I found this: The Go-Nowhere Generation. After reading this, I scratched my head and found it kind of insulting. In a way, the research may prove his points, but since it's based on surveys, I doubt it describes the full picture. Maybe the younger generation is staying in their hometowns because...GASP! They like their hometowns. Maybe they're staying because they value family. And maybe they're staying because they like the weather and don't want to move from hot Nevada to cold South Dakota. Just because a state has a better economy doesn't mean it's a better place to live in. Let's remember that there's not much in South Dakota anyway. Human pleasure doesn't rely simply on money.

However, there is some truth to this article. I feel stuck. I still have a year and a half of college (a semester of undergrad and then a year in a paralegal program). I plan on staying in Louisiana to amass some money so I can move out. I'm aiming for two years and then I plan to move because I need to get away. I love my family, but I just need to go on my own since my values have diverged from theirs. I don't have the money to move or to explore the world yet. I could take a risk and just jump, but I don't have enough connections to do it. Why put my self in jeopardy when I can be patient and make a safer jump later? Jumping the gun when you're not ready isn't always the best idea.

Even though I know what I want, I'm not going for it, not making connections. I'm sitting around on the couch quite happy and content instead of studying about paralegals or technical writing.I want to learn a new language, but I haven't invested any time in it, except for watching TV shows in that language. My to-do list grows longer and longer, yet I park my butt on the couch and I enjoy my laziness. A bum? Oh, yes! Oh, my!

I have to say though--I'm not unhappy. In fact, I think my no-action break is too short. I only have one more week to do nothing and then it's back to work and school for me. Back to my thesis. Back to one more semester and then some.

Oh, well. I'll enjoy going no where while I can. I'm enjoying being a bum. I might be in Go-Nowhere Generation, but it's not as bad as it seems.

Saturday, November 30, 2013

Residents and Dorm Staff

If a resident at a dorm: How to Piss off Your Dorm Staff

1. Don't listen when staff is talking to you.

2. Walk in loud and drunk, especially LOUD.

3. While you're drunk, play the piano during quiet hours.

4. Still drunk, put furniture in the elevator and ride up and down with it...two nights in a row.

5. Bring in guests after visitation hours end.

6. Open the back doors, which are alarmed, to let guests in after visitation hours.

7. Say, "Other RAs let us do this," when trying to get away with breaking a rule.

8. Claim that a guest of the opposite sex has no where else to go and has to stay with you because they've been staying with you all week.
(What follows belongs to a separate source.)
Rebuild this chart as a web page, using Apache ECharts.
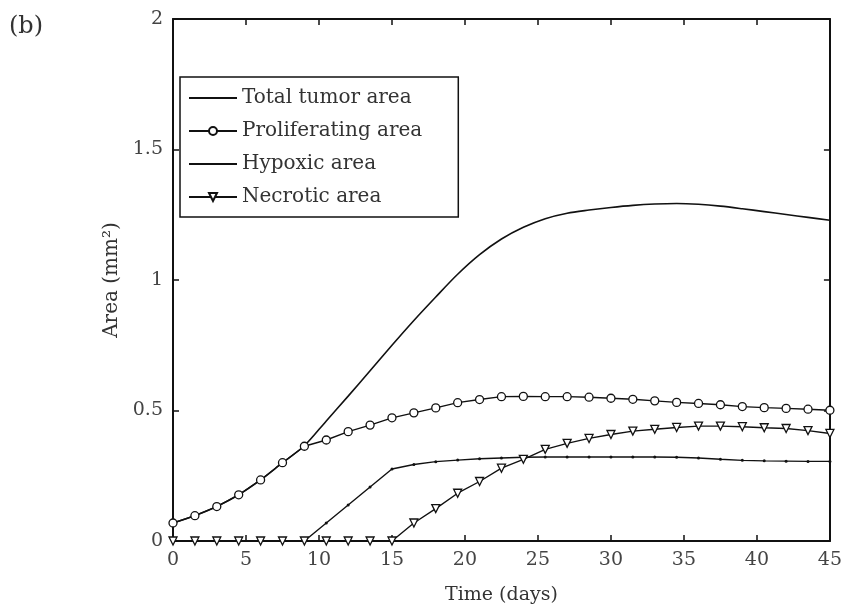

If Dorm Staff: How to Handle Residents that Piss You off

1. Put a breathalyzer on the card reader outside the door, and if the residents are drunk, according to the breathalyzer, the doors won't open for them.

2. Place shock devices on the piano keys that activate during quiet hours.
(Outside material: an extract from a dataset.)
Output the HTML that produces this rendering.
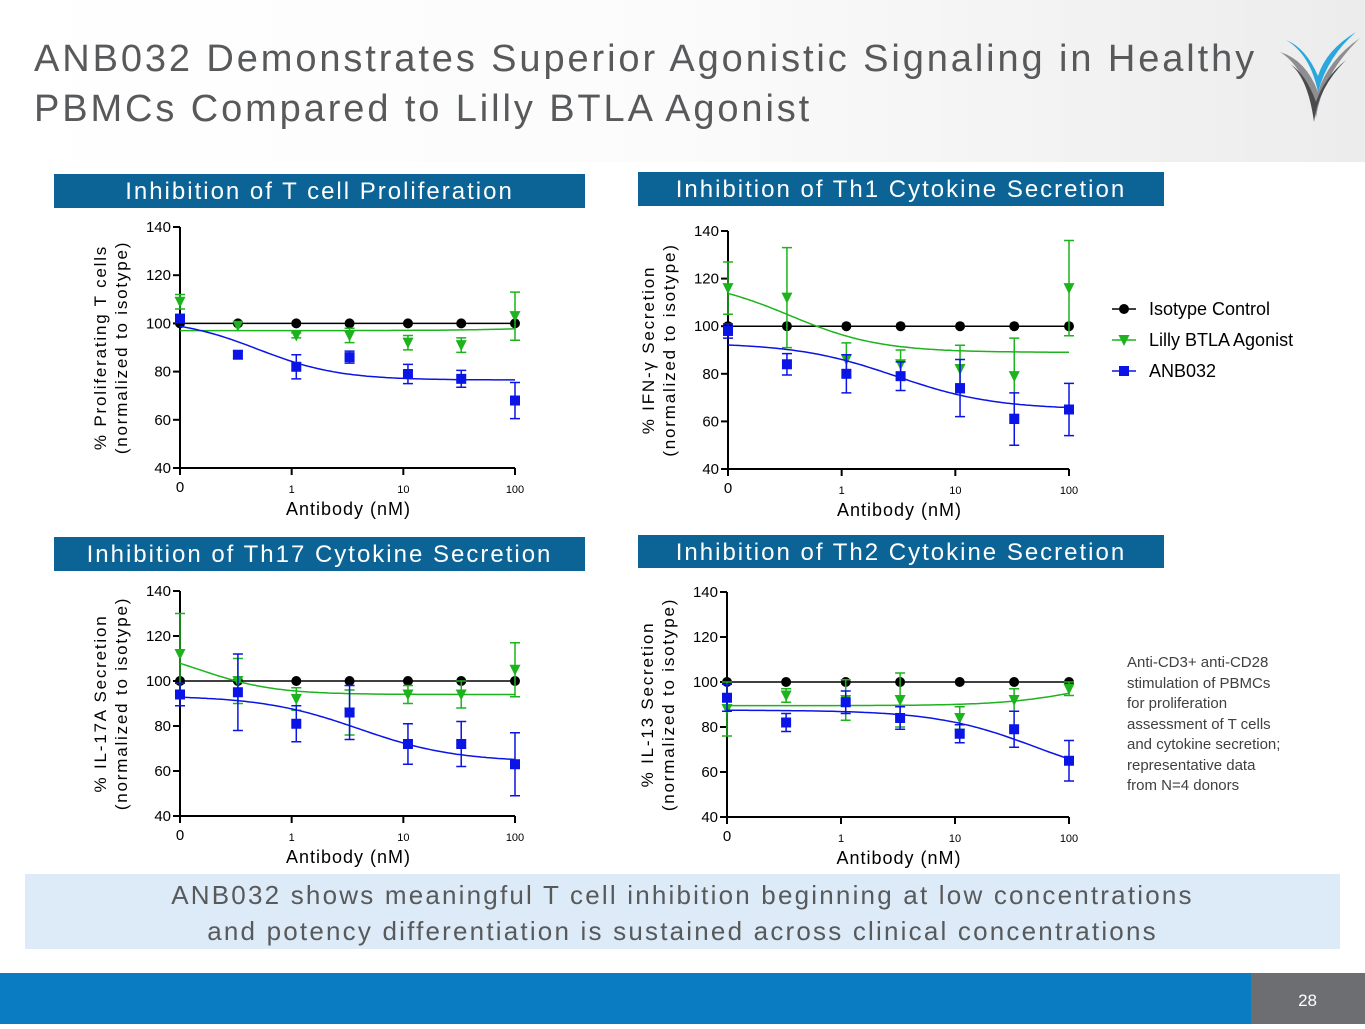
<!DOCTYPE html>
<html><head><meta charset="utf-8"><style>
body{margin:0;width:1365px;height:1024px;overflow:hidden;background:#fff;font-family:"Liberation Sans",sans-serif;position:relative}
.hdr{position:absolute;left:0;top:0;width:1365px;height:162px;background:linear-gradient(90deg,#fff 0%,#fbfbfb 50%,#ececec 100%)}
.title{position:absolute;left:34px;top:34px;font-size:38px;line-height:50px;color:#58595b;letter-spacing:2.9px;white-space:nowrap}
.ph{position:absolute;background:#0c6496;color:#fff;font-size:24px;text-align:center;line-height:36px;letter-spacing:2px;white-space:nowrap}
.box{position:absolute;left:25px;top:874px;width:1315px;height:75px;background:#dcebf7;color:#58595b;font-size:26px;text-align:center;line-height:36px;letter-spacing:2.2px;padding-top:3px;box-sizing:border-box;white-space:nowrap}
.foot{position:absolute;left:0;top:973px;width:1365px;height:51px;background:#0a7cc1}
.pn{position:absolute;left:1251px;top:973px;width:114px;height:51px;background:#6d6e71;color:#fff;font-size:17px;line-height:56px;text-align:right;padding-right:48px;box-sizing:border-box}
.note{position:absolute;left:1127px;top:653px;font-size:15px;line-height:20.5px;color:#404040}
svg text{font-family:"Liberation Sans",sans-serif}
</style></head><body>
<div class="hdr"></div>
<div class="title">ANB032 Demonstrates Superior Agonistic Signaling in Healthy<br>PBMCs Compared to Lilly BTLA Agonist</div>
<svg style="position:absolute;left:1276px;top:30px" width="90" height="95" viewBox="0 0 90 95">
<path d="M4 22 Q30 38 40 88 Q46 45 84 8 Q52 30 42 62 Q30 30 4 22Z" fill="#8e8e90"/>
<path d="M10 10 Q34 24 42 62 Q52 26 80 2 Q50 20 42 46 Q30 18 10 10Z" fill="#2aa7dc"/>
<path d="M14 34 Q32 48 38 92 Q42 58 70 30 Q48 48 40 72 Q30 44 14 34Z" fill="#4a4a4c"/>
</svg>
<div class="ph" style="left:54px;top:174px;width:531px;height:34px">Inhibition of T cell Proliferation</div>
<div class="ph" style="left:638px;top:172px;width:526px;height:34px">Inhibition of Th1 Cytokine Secretion</div>
<div class="ph" style="left:54px;top:537px;width:531px;height:34px">Inhibition of Th17 Cytokine Secretion</div>
<div class="ph" style="left:638px;top:535px;width:526px;height:33px">Inhibition of Th2 Cytokine Secretion</div>
<svg id="charts" style="position:absolute;left:0;top:0" width="1365" height="1024"></svg>
<div class="note">Anti-CD3+ anti-CD28<br>stimulation of PBMCs<br>for proliferation<br>assessment of T cells<br>and cytokine secretion;<br>representative data<br>from N=4 donors</div>
<div class="box">ANB032 shows meaningful T cell inhibition beginning at low concentrations<br>and potency differentiation is sustained across clinical concentrations</div>
<div class="foot"></div>
<div class="pn">28</div>
<script>
const concentrations=[0,0.33,1.1,3.3,11,33,100];
const yTicks=[40,60,80,100,120,140];
const xTickLabels=["1","10","100"];
const xTickValues=[1,10,100];
const seriesNames=["Isotype Control","Lilly BTLA Agonist","ANB032"];
const p1Iso=[100,100,100,100,100,100,100];
const p1Lilly=[109,99,95,95,92,91,103];
const p1LillyErr=[3,0,1,3,3,3,10];
const p1Anb=[102,87,82,86,79,77,68];
const p1AnbErr=[1,1.5,5,2.5,4,3.5,7.5];
const p1LillyFit=[97,100,300,1];
const p1AnbFit=[102,76.5,0.5,1.2];
const p2Iso=[100,100,100,100,100,100,100];
const p2Lilly=[116,112,86,84,82,79,116];
const p2LillyErr=[11,21,7,6,10,16,20];
const p2Anb=[98,84,80,79,74,61,65];
const p2AnbErr=[3,4.5,8,6,12,11,11];
const p2LillyFit=[120,89,0.35,1.1];
const p2AnbFit=[93,65,3,1];
const p3Iso=[100,100,100,100,100,100,100];
const p3Lilly=[112,100,92,86,94,94,105];
const p3LillyErr=[18,10,5,10,4,6,12];
const p3Anb=[94,95,81,86,72,72,63];
const p3AnbErr=[5,17,8,12,9,10,14];
const p3LillyFit=[116,94,0.15,1.3];
const p3AnbFit=[93.5,64,4,1];
const p4Iso=[100,100,100,100,100,100,100];
const p4Lilly=[88,94,92,92,84,92,97];
const p4LillyErr=[12,3,9,12,5,5,3];
const p4Anb=[93,82,91,84,77,79,65];
const p4AnbErr=[6,4,5,5,4,8,9];
const p4LillyFit=[89.5,104,150,1.2];
const p4AnbFit=[87.5,55,50,1];

const NS="http://www.w3.org/2000/svg";
const svg=document.getElementById('charts');
function mk(t,a,p){const e=document.createElementNS(NS,t);for(const k in a)e.setAttribute(k,a[k]);(p||svg).appendChild(e);return e;}
function fit(p,c){return p[1]+(p[0]-p[1])/(1+Math.pow(c/p[2],p[3]));}

function chart(cfg){
  const g=mk('g',{});
  
  
  const {x0,x1,yTop,yBot}=cfg;
  const dec=(x1-x0)/3;
  const X=c=>x0+(Math.log10(Math.max(c,0.1))+1)*dec;
  const Y=v=>yBot-(v-40)/100*(yBot-yTop);
  const ax=mk('path',{d:`M${x0} ${yTop}V${yBot}H${x1}`,stroke:'#000','stroke-width':2,fill:'none'},g);
  
  yTicks.forEach(v=>{
    mk('line',{x1:x0-7,x2:x0,y1:Y(v),y2:Y(v),stroke:'#000','stroke-width':2},g);
    const t=mk('text',{x:x0-9,y:Y(v)+5,'text-anchor':'end','font-size':15,fill:'#000'},g);t.textContent=v;
    
  });
  mk('line',{x1:x0,x2:x0,y1:yBot,y2:yBot+7,stroke:'#000','stroke-width':2},g);
  const z=mk('text',{x:x0,y:yBot+24,'text-anchor':'middle','font-size':15},g);z.textContent='0';
  
  xTickValues.forEach((v,i)=>{
    mk('line',{x1:X(v),x2:X(v),y1:yBot,y2:yBot+7,stroke:'#000','stroke-width':2},g);
    const t=mk('text',{x:X(v),y:yBot+25,'text-anchor':'middle','font-size':11},g);t.textContent=xTickLabels[i];
    
  });
  const xt=mk('text',{x:(x0+x1)/2+1,y:yBot+47,'text-anchor':'middle','font-size':18,'letter-spacing':'1'},g);xt.textContent='Antibody (nM)';
  
  const cy=(yTop+yBot)/2;
  const yt=mk('text',{transform:`translate(${x0-74},${cy}) rotate(-90)`,'text-anchor':'middle','font-size':17,'letter-spacing':'1.8'},g);
  
  const t1=mk('tspan',{x:0,dy:0},yt);t1.textContent=cfg.ylab;
  const t2=mk('tspan',{x:0,dy:21},yt);t2.textContent='(normalized to isotype)';
  const defs=[{v:cfg.iso,e:null,f:null,c:'#000',m:'circle'},{v:cfg.lilly,e:cfg.lillyErr,f:cfg.lillyFit,c:'#1db31d',m:'tri'},{v:cfg.anb,e:cfg.anbErr,f:cfg.anbFit,c:'#0a14e6',m:'sq'}];
  defs.forEach((s,si)=>{
    const sg=mk('g',{},g);
    
    
    let d='';
    if(s.f){for(let i=0;i<=120;i++){const c=Math.pow(10,-1+3*i/120);d+=(i?'L':'M')+X(c).toFixed(1)+' '+Y(fit(s.f,c)).toFixed(1);}}
    else{concentrations.forEach((c,i)=>{d+=(i?'L':'M')+X(c)+' '+Y(s.v[i]);});}
    const ln=mk('path',{d,stroke:s.c,'stroke-width':1.5,fill:'none'},sg);
    
    concentrations.forEach((c,i)=>{
      const x=X(c),y=Y(s.v[i]);
      if(s.e&&s.e[i]>0){const a=Y(s.v[i]+s.e[i]),b=Y(s.v[i]-s.e[i]);
        mk('path',{d:`M${x} ${a}V${b}M${x-5} ${a}H${x+5}M${x-5} ${b}H${x+5}`,stroke:s.c,'stroke-width':1.5,fill:'none'},sg);}
      let mkr;
      if(s.m==='circle')mkr=mk('circle',{cx:x,cy:y,r:5,fill:s.c},sg);
      else if(s.m==='sq')mkr=mk('rect',{x:x-5,y:y-5,width:10,height:10,fill:s.c},sg);
      else mkr=mk('path',{d:`M${x-5.5} ${y-5}H${x+5.5}L${x} ${y+6}Z`,fill:s.c},sg);
      
    });
  });
}
chart({name:'chart-proliferation',x0:180,x1:515,yTop:227,yBot:468,ylab:'% Proliferating T cells',iso:p1Iso,lilly:p1Lilly,lillyErr:p1LillyErr,anb:p1Anb,anbErr:p1AnbErr,lillyFit:p1LillyFit,anbFit:p1AnbFit});
chart({name:'chart-th1-ifng',x0:728,x1:1069,yTop:231,yBot:469,ylab:'% IFN-\u03b3  Secretion',iso:p2Iso,lilly:p2Lilly,lillyErr:p2LillyErr,anb:p2Anb,anbErr:p2AnbErr,lillyFit:p2LillyFit,anbFit:p2AnbFit});
chart({name:'chart-th17-il17a',x0:180,x1:515,yTop:591,yBot:816,ylab:'% IL-17A Secretion',iso:p3Iso,lilly:p3Lilly,lillyErr:p3LillyErr,anb:p3Anb,anbErr:p3AnbErr,lillyFit:p3LillyFit,anbFit:p3AnbFit});
chart({name:'chart-th2-il13',x0:727,x1:1069,yTop:592,yBot:817,ylab:'% IL-13 Secretion',iso:p4Iso,lilly:p4Lilly,lillyErr:p4LillyErr,anb:p4Anb,anbErr:p4AnbErr,lillyFit:p4LillyFit,anbFit:p4AnbFit});
const lg=mk('g',{});


const lc=['#000','#1db31d','#0a14e6'];
seriesNames.forEach((n,i)=>{
  const y=309+i*31,x=1124;
  const e=mk('g',{},lg);
  
  
  mk('line',{x1:x-12,x2:x+12,y1:y,y2:y,stroke:lc[i],'stroke-width':1.5},e);
  if(i===0)mk('circle',{cx:x,cy:y,r:5,fill:lc[i]},e);
  else if(i===1)mk('path',{d:`M${x-5.5} ${y-5}H${x+5.5}L${x} ${y+6}Z`,fill:lc[i]},e);
  else mk('rect',{x:x-5,y:y-5,width:10,height:10,fill:lc[i]},e);
  const t=mk('text',{x:1149,y:y+6,'font-size':18,'letter-spacing':'0'},e);t.textContent=n;
});
</script>
</body></html>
3. After visitation hours end, shoot all guests with water guns until they leave.

4. If water guns don't work, then try tazers.

5. Dress up like a plant from Plants vs. Zombies and shoot peas at guests after visitation hours.
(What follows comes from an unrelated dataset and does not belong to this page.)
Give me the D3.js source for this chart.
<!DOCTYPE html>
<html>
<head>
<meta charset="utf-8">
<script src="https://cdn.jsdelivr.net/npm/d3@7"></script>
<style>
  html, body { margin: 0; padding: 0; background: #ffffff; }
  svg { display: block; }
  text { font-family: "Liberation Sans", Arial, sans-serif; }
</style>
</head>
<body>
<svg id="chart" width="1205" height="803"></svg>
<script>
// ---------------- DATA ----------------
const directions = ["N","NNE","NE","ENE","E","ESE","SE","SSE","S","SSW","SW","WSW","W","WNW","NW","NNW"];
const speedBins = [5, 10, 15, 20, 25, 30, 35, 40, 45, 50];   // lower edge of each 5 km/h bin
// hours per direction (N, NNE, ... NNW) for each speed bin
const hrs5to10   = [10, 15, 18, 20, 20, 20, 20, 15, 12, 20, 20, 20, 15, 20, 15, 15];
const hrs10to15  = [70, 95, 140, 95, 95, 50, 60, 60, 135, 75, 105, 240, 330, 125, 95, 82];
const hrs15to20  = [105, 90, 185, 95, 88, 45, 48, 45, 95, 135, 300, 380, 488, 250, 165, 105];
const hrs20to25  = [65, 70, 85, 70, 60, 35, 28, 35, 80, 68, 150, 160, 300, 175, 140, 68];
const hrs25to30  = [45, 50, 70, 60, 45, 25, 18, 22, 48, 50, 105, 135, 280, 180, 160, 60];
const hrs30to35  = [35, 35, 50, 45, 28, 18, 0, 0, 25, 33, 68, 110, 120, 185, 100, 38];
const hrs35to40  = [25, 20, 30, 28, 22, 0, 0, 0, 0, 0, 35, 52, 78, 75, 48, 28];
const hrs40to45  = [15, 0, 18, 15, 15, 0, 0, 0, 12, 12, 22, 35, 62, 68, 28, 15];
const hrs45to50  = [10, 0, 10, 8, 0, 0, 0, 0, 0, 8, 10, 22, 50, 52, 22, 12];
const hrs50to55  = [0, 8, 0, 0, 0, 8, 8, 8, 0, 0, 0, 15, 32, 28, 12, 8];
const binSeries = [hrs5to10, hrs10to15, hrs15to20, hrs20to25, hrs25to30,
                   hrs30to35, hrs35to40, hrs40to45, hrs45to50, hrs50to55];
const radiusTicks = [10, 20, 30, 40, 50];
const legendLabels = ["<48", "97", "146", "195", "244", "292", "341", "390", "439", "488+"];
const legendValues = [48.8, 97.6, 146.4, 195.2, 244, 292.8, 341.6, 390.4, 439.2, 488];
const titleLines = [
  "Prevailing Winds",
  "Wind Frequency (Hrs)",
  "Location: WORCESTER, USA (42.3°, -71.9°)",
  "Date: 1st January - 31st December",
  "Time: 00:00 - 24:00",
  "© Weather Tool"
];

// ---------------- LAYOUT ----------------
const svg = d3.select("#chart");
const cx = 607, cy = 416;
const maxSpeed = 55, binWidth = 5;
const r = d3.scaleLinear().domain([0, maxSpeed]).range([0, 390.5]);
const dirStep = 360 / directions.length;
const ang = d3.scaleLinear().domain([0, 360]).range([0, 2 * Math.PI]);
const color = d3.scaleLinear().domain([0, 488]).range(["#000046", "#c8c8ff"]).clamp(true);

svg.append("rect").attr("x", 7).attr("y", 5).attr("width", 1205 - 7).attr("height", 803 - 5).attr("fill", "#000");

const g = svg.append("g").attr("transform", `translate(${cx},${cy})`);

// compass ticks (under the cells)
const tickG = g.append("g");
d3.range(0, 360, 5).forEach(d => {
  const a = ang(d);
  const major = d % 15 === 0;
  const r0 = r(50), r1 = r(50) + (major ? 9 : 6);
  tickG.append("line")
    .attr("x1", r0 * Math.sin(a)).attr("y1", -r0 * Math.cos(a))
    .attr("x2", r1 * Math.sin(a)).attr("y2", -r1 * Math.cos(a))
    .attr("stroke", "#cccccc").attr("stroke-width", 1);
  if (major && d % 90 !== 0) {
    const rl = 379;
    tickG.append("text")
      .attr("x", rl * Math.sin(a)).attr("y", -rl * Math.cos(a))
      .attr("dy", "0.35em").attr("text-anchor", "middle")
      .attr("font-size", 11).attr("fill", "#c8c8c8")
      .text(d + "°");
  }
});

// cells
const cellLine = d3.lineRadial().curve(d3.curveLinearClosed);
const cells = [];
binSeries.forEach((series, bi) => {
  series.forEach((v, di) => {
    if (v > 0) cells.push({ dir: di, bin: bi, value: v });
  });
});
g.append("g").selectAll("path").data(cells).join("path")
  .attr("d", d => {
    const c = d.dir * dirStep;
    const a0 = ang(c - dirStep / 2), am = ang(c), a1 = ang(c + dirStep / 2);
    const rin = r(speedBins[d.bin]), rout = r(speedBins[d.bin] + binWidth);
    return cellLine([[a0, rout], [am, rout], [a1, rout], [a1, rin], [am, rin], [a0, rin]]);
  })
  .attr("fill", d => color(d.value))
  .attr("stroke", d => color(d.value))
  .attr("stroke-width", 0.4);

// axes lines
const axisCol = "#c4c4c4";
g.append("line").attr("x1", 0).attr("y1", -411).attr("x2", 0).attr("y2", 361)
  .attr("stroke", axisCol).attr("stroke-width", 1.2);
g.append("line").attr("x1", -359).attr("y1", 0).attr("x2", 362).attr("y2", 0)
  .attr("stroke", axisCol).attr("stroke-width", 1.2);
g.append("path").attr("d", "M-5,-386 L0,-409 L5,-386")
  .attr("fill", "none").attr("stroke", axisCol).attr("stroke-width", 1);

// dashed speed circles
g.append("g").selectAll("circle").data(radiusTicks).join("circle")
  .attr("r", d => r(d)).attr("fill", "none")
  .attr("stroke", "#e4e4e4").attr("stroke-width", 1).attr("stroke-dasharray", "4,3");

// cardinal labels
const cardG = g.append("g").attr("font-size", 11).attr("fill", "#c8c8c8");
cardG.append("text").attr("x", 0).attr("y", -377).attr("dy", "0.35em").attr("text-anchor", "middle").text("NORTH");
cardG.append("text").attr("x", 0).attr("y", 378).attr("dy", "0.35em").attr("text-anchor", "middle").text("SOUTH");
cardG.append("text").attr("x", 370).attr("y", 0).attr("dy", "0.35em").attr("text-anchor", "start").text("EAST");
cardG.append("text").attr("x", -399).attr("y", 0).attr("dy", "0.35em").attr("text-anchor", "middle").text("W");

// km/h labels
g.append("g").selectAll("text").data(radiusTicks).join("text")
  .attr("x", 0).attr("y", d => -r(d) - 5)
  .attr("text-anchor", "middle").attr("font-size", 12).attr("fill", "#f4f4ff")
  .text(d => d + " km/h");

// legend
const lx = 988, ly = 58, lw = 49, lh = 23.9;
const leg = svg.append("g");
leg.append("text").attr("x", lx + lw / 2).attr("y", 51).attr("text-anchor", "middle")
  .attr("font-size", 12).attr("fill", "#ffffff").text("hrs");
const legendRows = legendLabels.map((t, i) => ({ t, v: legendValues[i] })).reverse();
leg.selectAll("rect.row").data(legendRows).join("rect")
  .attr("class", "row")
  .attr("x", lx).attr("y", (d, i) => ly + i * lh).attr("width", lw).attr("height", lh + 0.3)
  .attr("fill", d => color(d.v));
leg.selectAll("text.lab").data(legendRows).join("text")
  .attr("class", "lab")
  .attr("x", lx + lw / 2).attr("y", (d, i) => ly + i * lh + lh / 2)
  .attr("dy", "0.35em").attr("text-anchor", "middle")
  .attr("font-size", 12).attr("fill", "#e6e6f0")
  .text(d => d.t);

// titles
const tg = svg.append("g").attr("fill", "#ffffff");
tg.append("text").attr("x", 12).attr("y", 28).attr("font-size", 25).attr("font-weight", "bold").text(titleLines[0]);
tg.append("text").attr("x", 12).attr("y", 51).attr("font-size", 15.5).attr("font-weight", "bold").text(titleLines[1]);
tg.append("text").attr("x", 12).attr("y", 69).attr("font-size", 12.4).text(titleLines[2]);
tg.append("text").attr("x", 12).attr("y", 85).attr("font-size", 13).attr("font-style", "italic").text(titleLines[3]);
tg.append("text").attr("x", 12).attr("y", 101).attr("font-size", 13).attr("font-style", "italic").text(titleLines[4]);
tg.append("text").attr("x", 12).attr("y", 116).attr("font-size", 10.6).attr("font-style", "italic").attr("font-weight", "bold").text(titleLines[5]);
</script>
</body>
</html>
6. Replace the back doors with bricks and then put a prop door over the bricks.

7. Glue/nail the furniture to the floor.

8. Call the police.

Unfortunately, murder isn't an option.

You'd think 18-year-olds would be smart enough to follow rules put in for their safety and for respect. However...that is not the case at all. Instead, they act like children and disrespect the staff members who are only doing their jobs. Now I know why seniors hate freshmen. I don't think some freshmen have enough life experience to realize that to be respected and keep respect, they have to act with respect.